**WORK INSTRUCTIONS:** Every line of the material that follows must be printed again exactly.
────────────────
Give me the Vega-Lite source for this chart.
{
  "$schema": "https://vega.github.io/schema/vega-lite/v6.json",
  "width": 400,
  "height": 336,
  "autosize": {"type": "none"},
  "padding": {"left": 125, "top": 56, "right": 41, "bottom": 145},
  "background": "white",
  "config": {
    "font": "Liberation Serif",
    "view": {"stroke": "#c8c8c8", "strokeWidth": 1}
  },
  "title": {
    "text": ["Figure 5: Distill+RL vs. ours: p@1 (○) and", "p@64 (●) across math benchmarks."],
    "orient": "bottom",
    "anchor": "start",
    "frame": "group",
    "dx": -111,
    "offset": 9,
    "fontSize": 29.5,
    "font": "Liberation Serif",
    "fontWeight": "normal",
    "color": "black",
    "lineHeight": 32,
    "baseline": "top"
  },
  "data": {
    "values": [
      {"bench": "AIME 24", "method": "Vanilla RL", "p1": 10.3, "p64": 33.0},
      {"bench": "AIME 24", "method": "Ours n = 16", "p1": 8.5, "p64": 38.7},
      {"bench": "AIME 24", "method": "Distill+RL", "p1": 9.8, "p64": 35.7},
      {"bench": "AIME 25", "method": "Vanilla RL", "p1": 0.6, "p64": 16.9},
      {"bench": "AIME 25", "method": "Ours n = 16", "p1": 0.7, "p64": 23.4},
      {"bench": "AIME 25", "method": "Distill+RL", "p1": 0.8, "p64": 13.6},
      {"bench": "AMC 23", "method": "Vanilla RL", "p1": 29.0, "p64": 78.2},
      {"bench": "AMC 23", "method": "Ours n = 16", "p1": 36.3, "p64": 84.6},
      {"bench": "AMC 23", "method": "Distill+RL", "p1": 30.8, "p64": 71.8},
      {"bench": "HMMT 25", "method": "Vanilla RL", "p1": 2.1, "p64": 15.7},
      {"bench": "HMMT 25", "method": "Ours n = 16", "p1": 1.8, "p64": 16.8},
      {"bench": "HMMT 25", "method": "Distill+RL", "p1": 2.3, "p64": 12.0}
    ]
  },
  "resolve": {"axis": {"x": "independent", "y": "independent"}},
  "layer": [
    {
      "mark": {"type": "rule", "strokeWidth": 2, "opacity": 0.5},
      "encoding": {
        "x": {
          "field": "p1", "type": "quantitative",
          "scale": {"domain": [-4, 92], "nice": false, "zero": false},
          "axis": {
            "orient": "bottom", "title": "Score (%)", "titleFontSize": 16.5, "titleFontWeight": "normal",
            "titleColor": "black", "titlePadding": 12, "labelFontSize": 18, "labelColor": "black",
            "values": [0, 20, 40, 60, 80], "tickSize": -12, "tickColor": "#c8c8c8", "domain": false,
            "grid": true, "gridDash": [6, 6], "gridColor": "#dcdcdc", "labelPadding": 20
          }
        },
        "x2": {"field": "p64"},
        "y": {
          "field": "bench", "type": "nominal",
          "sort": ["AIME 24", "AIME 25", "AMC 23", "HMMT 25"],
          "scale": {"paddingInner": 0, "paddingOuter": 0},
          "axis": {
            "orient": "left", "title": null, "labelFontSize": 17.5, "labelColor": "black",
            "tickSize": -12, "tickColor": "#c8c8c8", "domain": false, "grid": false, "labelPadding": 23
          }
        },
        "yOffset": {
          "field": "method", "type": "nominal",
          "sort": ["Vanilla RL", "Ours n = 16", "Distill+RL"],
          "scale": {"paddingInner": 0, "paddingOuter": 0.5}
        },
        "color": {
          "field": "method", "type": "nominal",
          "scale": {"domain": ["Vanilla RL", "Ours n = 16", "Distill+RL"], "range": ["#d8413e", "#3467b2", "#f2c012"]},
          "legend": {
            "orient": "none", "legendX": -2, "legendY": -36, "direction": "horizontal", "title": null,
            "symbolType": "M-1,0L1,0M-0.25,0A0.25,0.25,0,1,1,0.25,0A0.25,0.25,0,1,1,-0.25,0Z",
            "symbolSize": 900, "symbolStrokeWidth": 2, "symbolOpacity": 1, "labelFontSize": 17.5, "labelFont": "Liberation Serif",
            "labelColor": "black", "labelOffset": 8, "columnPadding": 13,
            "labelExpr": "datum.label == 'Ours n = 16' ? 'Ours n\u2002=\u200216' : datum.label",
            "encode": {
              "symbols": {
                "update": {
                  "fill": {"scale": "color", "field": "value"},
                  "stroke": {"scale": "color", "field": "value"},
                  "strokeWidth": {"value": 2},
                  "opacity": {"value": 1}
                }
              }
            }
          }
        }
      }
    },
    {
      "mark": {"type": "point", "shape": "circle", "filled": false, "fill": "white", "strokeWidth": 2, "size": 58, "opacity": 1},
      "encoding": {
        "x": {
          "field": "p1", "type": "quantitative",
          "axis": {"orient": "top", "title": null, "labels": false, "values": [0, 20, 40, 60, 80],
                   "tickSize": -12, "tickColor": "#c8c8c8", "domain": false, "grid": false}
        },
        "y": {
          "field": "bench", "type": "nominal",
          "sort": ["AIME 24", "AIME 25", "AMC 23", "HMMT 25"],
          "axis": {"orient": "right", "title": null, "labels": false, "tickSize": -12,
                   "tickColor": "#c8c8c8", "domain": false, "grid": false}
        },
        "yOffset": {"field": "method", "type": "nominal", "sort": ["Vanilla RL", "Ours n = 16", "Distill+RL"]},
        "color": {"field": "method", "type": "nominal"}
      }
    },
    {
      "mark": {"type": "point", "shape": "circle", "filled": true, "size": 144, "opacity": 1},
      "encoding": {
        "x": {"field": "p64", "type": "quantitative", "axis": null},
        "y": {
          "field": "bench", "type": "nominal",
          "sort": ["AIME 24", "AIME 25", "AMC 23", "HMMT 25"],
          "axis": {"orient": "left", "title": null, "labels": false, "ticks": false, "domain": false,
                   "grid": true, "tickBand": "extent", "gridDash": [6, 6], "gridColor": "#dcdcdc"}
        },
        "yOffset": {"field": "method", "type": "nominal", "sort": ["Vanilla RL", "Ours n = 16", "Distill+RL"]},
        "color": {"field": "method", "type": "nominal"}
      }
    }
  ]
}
────────────────
**RESPONSE TO THE TASK:**
Give me the Vega-Lite source for this chart.
{
  "$schema": "https://vega.github.io/schema/vega-lite/v6.json",
  "width": 400,
  "height": 336,
  "autosize": {"type": "none"},
  "padding": {"left": 125, "top": 56, "right": 41, "bottom": 145},
  "background": "white",
  "config": {
    "font": "Liberation Serif",
    "view": {"stroke": "#c8c8c8", "strokeWidth": 1}
  },
  "title": {
    "text": ["Figure 5: Distill+RL vs. ours: p@1 (○) and", "p@64 (●) across math benchmarks."],
    "orient": "bottom",
    "anchor": "start",
    "frame": "group",
    "dx": -111,
    "offset": 9,
    "fontSize": 29.5,
    "font": "Liberation Serif",
    "fontWeight": "normal",
    "color": "black",
    "lineHeight": 32,
    "baseline": "top"
  },
  "data": {
    "values": [
      {"bench": "AIME 24", "method": "Vanilla RL", "p1": 10.3, "p64": 33.0},
      {"bench": "AIME 24", "method": "Ours n = 16", "p1": 8.5, "p64": 38.7},
      {"bench": "AIME 24", "method": "Distill+RL", "p1": 9.8, "p64": 35.7},
      {"bench": "AIME 25", "method": "Vanilla RL", "p1": 0.6, "p64": 16.9},
      {"bench": "AIME 25", "method": "Ours n = 16", "p1": 0.7, "p64": 23.4},
      {"bench": "AIME 25", "method": "Distill+RL", "p1": 0.8, "p64": 13.6},
      {"bench": "AMC 23", "method": "Vanilla RL", "p1": 29.0, "p64": 78.2},
      {"bench": "AMC 23", "method": "Ours n = 16", "p1": 36.3, "p64": 84.6},
      {"bench": "AMC 23", "method": "Distill+RL", "p1": 30.8, "p64": 71.8},
      {"bench": "HMMT 25", "method": "Vanilla RL", "p1": 2.1, "p64": 15.7},
      {"bench": "HMMT 25", "method": "Ours n = 16", "p1": 1.8, "p64": 16.8},
      {"bench": "HMMT 25", "method": "Distill+RL", "p1": 2.3, "p64": 12.0}
    ]
  },
  "resolve": {"axis": {"x": "independent", "y": "independent"}},
  "layer": [
    {
      "mark": {"type": "rule", "strokeWidth": 2, "opacity": 0.5},
      "encoding": {
        "x": {
          "field": "p1", "type": "quantitative",
          "scale": {"domain": [-4, 92], "nice": false, "zero": false},
          "axis": {
            "orient": "bottom", "title": "Score (%)", "titleFontSize": 16.5, "titleFontWeight": "normal",
            "titleColor": "black", "titlePadding": 12, "labelFontSize": 18, "labelColor": "black",
            "values": [0, 20, 40, 60, 80], "tickSize": -12, "tickColor": "#c8c8c8", "domain": false,
            "grid": true, "gridDash": [6, 6], "gridColor": "#dcdcdc", "labelPadding": 20
          }
        },
        "x2": {"field": "p64"},
        "y": {
          "field": "bench", "type": "nominal",
          "sort": ["AIME 24", "AIME 25", "AMC 23", "HMMT 25"],
          "scale": {"paddingInner": 0, "paddingOuter": 0},
          "axis": {
            "orient": "left", "title": null, "labelFontSize": 17.5, "labelColor": "black",
            "tickSize": -12, "tickColor": "#c8c8c8", "domain": false, "grid": false, "labelPadding": 23
          }
        },
        "yOffset": {
          "field": "method", "type": "nominal",
          "sort": ["Vanilla RL", "Ours n = 16", "Distill+RL"],
          "scale": {"paddingInner": 0, "paddingOuter": 0.5}
        },
        "color": {
          "field": "method", "type": "nominal",
          "scale": {"domain": ["Vanilla RL", "Ours n = 16", "Distill+RL"], "range": ["#d8413e", "#3467b2", "#f2c012"]},
          "legend": {
            "orient": "none", "legendX": -2, "legendY": -36, "direction": "horizontal", "title": null,
            "symbolType": "M-1,0L1,0M-0.25,0A0.25,0.25,0,1,1,0.25,0A0.25,0.25,0,1,1,-0.25,0Z",
            "symbolSize": 900, "symbolStrokeWidth": 2, "symbolOpacity": 1, "labelFontSize": 17.5, "labelFont": "Liberation Serif",
            "labelColor": "black", "labelOffset": 8, "columnPadding": 13,
            "labelExpr": "datum.label == 'Ours n = 16' ? 'Ours n\u2002=\u200216' : datum.label",
            "encode": {
              "symbols": {
                "update": {
                  "fill": {"scale": "color", "field": "value"},
                  "stroke": {"scale": "color", "field": "value"},
                  "strokeWidth": {"value": 2},
                  "opacity": {"value": 1}
                }
              }
            }
          }
        }
      }
    },
    {
      "mark": {"type": "point", "shape": "circle", "filled": false, "fill": "white", "strokeWidth": 2, "size": 58, "opacity": 1},
      "encoding": {
        "x": {
          "field": "p1", "type": "quantitative",
          "axis": {"orient": "top", "title": null, "labels": false, "values": [0, 20, 40, 60, 80],
                   "tickSize": -12, "tickColor": "#c8c8c8", "domain": false, "grid": false}
        },
        "y": {
          "field": "bench", "type": "nominal",
          "sort": ["AIME 24", "AIME 25", "AMC 23", "HMMT 25"],
          "axis": {"orient": "right", "title": null, "labels": false, "tickSize": -12,
                   "tickColor": "#c8c8c8", "domain": false, "grid": false}
        },
        "yOffset": {"field": "method", "type": "nominal", "sort": ["Vanilla RL", "Ours n = 16", "Distill+RL"]},
        "color": {"field": "method", "type": "nominal"}
      }
    },
    {
      "mark": {"type": "point", "shape": "circle", "filled": true, "size": 144, "opacity": 1},
      "encoding": {
        "x": {"field": "p64", "type": "quantitative", "axis": null},
        "y": {
          "field": "bench", "type": "nominal",
          "sort": ["AIME 24", "AIME 25", "AMC 23", "HMMT 25"],
          "axis": {"orient": "left", "title": null, "labels": false, "ticks": false, "domain": false,
                   "grid": true, "tickBand": "extent", "gridDash": [6, 6], "gridColor": "#dcdcdc"}
        },
        "yOffset": {"field": "method", "type": "nominal", "sort": ["Vanilla RL", "Ours n = 16", "Distill+RL"]},
        "color": {"field": "method", "type": "nominal"}
      }
    }
  ]
}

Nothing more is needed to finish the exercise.